[Records excerpted from a collection]
>> START

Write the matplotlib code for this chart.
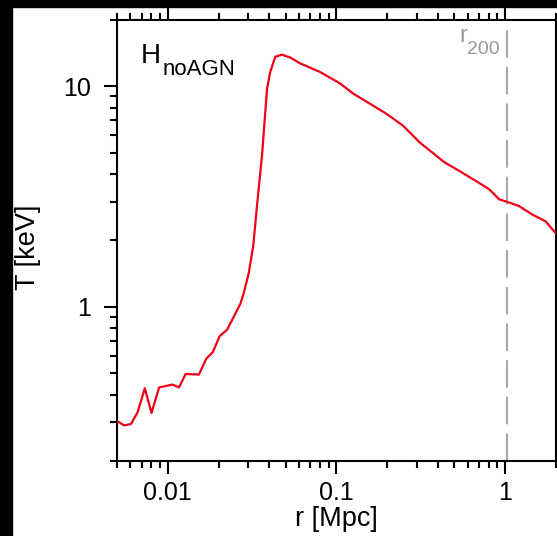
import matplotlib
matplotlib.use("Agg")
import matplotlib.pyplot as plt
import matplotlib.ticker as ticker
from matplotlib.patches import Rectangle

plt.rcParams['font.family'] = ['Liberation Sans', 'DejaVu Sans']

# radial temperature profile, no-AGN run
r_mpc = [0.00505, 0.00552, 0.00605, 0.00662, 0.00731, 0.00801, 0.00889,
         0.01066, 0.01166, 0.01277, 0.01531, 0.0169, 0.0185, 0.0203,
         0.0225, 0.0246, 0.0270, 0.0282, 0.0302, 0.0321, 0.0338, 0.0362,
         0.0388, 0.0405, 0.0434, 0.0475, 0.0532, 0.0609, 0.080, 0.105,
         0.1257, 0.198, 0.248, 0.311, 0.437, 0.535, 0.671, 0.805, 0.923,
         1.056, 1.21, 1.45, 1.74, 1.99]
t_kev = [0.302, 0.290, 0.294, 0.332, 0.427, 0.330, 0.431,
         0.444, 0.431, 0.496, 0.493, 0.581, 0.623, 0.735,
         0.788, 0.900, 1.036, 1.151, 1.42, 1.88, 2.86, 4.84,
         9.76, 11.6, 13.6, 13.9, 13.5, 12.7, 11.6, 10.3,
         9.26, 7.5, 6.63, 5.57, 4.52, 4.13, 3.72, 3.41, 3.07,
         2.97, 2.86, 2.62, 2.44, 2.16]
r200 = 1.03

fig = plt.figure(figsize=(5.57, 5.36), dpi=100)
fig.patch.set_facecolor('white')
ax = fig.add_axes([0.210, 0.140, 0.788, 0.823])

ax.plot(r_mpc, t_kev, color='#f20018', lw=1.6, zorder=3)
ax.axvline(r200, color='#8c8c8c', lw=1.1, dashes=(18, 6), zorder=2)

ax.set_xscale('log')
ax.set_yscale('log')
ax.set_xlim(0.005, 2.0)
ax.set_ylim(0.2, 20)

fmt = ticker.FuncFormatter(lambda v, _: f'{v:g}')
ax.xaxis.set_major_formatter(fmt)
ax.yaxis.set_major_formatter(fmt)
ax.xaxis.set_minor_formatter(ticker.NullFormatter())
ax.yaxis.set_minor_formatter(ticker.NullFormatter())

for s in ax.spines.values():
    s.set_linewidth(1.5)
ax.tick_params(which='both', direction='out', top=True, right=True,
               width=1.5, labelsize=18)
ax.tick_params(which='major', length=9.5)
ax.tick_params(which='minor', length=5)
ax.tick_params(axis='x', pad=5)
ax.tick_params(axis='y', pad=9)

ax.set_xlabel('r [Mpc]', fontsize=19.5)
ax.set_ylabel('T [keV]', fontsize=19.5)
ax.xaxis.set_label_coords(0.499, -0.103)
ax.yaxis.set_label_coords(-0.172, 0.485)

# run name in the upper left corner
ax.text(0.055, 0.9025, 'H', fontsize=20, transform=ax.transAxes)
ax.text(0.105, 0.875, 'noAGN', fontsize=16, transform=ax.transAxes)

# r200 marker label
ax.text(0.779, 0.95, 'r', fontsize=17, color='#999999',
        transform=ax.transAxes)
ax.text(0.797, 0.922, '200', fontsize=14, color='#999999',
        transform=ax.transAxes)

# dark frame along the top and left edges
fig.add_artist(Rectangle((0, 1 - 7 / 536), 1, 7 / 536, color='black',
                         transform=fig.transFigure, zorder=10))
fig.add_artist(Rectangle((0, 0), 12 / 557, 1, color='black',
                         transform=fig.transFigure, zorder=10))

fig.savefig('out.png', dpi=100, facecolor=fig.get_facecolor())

>> END
>> START

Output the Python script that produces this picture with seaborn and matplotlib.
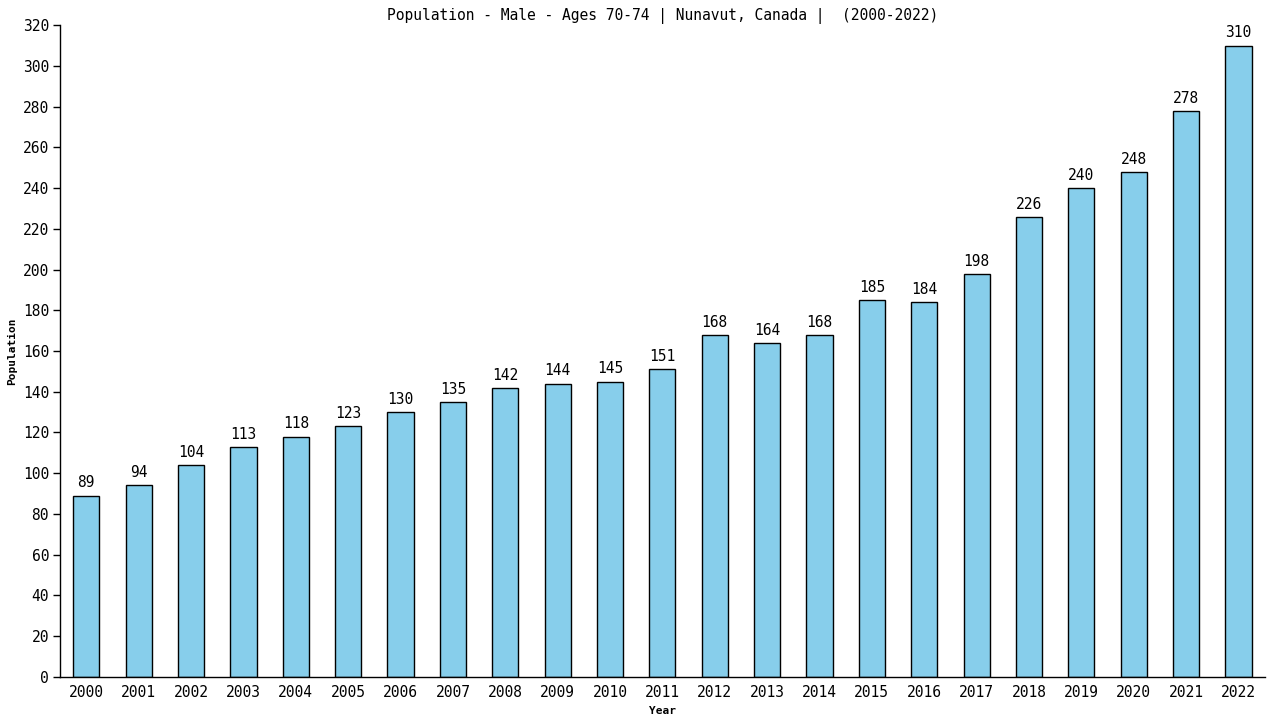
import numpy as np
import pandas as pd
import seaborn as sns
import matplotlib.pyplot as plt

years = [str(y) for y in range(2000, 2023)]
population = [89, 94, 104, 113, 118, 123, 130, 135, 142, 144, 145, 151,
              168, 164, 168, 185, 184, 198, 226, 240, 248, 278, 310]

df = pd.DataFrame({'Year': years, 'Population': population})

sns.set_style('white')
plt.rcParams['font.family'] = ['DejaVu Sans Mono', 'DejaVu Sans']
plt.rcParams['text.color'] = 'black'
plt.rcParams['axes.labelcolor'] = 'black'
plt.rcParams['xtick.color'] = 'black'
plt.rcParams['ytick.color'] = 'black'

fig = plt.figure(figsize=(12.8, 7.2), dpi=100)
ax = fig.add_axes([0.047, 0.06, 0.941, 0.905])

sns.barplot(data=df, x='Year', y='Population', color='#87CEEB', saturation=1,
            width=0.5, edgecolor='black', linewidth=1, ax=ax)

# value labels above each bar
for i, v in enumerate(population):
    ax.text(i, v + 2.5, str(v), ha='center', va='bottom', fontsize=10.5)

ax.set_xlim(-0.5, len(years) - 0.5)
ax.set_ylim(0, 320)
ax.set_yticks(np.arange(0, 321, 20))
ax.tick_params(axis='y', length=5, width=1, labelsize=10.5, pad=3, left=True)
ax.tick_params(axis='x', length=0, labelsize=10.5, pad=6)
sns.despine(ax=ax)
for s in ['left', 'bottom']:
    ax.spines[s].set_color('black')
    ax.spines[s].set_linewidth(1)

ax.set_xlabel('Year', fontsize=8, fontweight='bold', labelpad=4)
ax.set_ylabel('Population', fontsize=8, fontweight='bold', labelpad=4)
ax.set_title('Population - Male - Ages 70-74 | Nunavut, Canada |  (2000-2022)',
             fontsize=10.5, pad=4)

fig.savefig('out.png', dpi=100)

>> END

* Problem: Above are some records; extract exactly the lines from the one containing "Write the matplotlib code for this chart." through the one containing "plt.rcParams['font.family'] = ['Liberation" and drop the pictures.

* Task output:
Write the matplotlib code for this chart.
import matplotlib
matplotlib.use("Agg")
import matplotlib.pyplot as plt
import matplotlib.ticker as ticker
from matplotlib.patches import Rectangle

plt.rcParams['font.family'] = ['Liberation Sans', 'DejaVu Sans']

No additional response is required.